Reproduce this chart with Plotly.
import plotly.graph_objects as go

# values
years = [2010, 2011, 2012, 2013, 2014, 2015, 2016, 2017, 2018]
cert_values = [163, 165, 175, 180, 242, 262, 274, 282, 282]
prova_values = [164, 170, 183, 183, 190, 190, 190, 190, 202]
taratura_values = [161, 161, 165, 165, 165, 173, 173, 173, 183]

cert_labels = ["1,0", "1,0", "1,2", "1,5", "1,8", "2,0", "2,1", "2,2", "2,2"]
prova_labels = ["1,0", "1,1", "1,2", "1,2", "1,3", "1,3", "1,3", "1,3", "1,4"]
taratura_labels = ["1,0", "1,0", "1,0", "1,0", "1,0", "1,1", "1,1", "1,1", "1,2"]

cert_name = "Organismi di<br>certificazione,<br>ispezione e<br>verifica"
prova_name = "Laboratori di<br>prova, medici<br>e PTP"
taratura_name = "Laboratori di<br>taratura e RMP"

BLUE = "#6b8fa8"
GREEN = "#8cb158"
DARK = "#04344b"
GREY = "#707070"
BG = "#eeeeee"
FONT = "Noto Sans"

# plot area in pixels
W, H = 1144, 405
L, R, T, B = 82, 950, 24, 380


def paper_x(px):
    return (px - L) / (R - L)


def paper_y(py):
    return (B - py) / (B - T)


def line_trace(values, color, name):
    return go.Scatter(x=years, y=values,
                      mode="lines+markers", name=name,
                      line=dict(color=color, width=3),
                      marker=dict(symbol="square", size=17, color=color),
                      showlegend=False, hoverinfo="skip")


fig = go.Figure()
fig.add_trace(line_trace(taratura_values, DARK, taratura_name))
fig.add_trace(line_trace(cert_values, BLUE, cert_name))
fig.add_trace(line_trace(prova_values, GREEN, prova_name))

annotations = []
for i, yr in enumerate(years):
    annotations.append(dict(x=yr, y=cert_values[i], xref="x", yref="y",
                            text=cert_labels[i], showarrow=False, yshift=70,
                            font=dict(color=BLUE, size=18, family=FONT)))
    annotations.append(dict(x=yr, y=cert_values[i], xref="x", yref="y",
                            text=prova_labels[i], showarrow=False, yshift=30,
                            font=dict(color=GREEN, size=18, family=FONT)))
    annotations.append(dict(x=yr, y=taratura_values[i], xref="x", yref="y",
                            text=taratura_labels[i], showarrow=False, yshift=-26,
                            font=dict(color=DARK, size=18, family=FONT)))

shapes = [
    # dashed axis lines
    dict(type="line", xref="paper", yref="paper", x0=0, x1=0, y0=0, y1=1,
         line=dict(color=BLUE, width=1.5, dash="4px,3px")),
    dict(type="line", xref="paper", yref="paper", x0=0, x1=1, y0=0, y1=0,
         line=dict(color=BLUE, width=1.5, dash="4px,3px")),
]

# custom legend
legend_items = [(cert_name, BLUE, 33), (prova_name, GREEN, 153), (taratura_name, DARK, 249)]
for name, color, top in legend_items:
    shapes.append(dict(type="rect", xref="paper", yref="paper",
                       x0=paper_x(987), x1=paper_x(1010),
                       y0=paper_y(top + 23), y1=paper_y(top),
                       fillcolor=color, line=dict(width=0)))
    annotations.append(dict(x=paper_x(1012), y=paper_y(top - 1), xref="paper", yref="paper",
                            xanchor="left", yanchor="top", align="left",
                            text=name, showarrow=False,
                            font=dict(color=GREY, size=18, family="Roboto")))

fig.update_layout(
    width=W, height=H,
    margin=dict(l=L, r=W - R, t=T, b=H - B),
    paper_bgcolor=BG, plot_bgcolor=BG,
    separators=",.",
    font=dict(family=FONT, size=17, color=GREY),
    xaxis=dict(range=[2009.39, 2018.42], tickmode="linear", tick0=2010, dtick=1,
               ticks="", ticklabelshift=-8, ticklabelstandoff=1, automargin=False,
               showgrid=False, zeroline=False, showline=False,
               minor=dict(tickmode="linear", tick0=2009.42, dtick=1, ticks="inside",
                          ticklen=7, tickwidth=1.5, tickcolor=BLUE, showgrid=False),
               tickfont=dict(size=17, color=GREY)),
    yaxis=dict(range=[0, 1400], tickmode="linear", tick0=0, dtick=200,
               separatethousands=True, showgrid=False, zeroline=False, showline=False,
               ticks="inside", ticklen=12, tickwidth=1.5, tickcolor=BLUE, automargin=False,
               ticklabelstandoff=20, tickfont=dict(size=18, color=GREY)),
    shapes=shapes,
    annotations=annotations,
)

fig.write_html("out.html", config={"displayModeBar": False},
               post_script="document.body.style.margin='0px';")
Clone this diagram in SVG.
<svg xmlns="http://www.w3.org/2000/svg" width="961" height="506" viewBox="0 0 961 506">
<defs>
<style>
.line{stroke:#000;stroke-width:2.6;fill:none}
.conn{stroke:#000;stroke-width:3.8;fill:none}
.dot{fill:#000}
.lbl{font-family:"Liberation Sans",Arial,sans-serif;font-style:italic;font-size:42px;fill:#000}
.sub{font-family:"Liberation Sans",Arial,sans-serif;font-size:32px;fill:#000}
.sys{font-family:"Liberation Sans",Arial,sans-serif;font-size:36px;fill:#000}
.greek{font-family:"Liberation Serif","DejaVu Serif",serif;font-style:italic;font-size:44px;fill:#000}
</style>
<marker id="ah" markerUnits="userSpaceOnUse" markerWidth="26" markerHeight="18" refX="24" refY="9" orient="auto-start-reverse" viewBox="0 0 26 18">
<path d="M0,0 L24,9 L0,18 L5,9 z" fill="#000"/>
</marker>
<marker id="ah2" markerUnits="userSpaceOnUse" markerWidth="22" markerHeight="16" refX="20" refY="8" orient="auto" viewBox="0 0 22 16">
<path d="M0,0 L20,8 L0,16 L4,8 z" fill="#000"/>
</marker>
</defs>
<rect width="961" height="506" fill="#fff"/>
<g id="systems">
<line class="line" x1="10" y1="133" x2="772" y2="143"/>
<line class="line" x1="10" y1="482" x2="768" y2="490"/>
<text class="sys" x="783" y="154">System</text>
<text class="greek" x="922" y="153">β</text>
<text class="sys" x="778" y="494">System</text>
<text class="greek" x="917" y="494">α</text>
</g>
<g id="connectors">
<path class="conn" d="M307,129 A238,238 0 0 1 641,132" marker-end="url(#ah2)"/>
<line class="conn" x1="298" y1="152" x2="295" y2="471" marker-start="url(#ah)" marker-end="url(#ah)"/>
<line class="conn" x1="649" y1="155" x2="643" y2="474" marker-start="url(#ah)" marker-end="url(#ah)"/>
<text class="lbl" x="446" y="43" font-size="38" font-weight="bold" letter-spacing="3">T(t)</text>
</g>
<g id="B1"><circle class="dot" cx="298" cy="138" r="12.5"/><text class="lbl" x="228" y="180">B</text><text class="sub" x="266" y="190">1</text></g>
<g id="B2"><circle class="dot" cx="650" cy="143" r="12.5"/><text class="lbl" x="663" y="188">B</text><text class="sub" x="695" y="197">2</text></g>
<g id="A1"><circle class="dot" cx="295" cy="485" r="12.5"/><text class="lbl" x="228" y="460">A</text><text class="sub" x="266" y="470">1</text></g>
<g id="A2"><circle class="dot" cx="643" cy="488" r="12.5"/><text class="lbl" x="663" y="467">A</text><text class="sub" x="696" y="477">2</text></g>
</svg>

• • • • • • •

• **WRITTEN TASK**
Return the opening line of the data and every line after it through the line containing "return (B - py) / (B - T)", please, exactly as written and with nothing added.

• **SOLUTION TO THIS TASK**
Reproduce this chart with Plotly.
import plotly.graph_objects as go

# values
years = [2010, 2011, 2012, 2013, 2014, 2015, 2016, 2017, 2018]
cert_values = [163, 165, 175, 180, 242, 262, 274, 282, 282]
prova_values = [164, 170, 183, 183, 190, 190, 190, 190, 202]
taratura_values = [161, 161, 165, 165, 165, 173, 173, 173, 183]

cert_labels = ["1,0", "1,0", "1,2", "1,5", "1,8", "2,0", "2,1", "2,2", "2,2"]
prova_labels = ["1,0", "1,1", "1,2", "1,2", "1,3", "1,3", "1,3", "1,3", "1,4"]
taratura_labels = ["1,0", "1,0", "1,0", "1,0", "1,0", "1,1", "1,1", "1,1", "1,2"]

cert_name = "Organismi di<br>certificazione,<br>ispezione e<br>verifica"
prova_name = "Laboratori di<br>prova, medici<br>e PTP"
taratura_name = "Laboratori di<br>taratura e RMP"

BLUE = "#6b8fa8"
GREEN = "#8cb158"
DARK = "#04344b"
GREY = "#707070"
BG = "#eeeeee"
FONT = "Noto Sans"

# plot area in pixels
W, H = 1144, 405
L, R, T, B = 82, 950, 24, 380


def paper_x(px):
    return (px - L) / (R - L)


def paper_y(py):
    return (B - py) / (B - T)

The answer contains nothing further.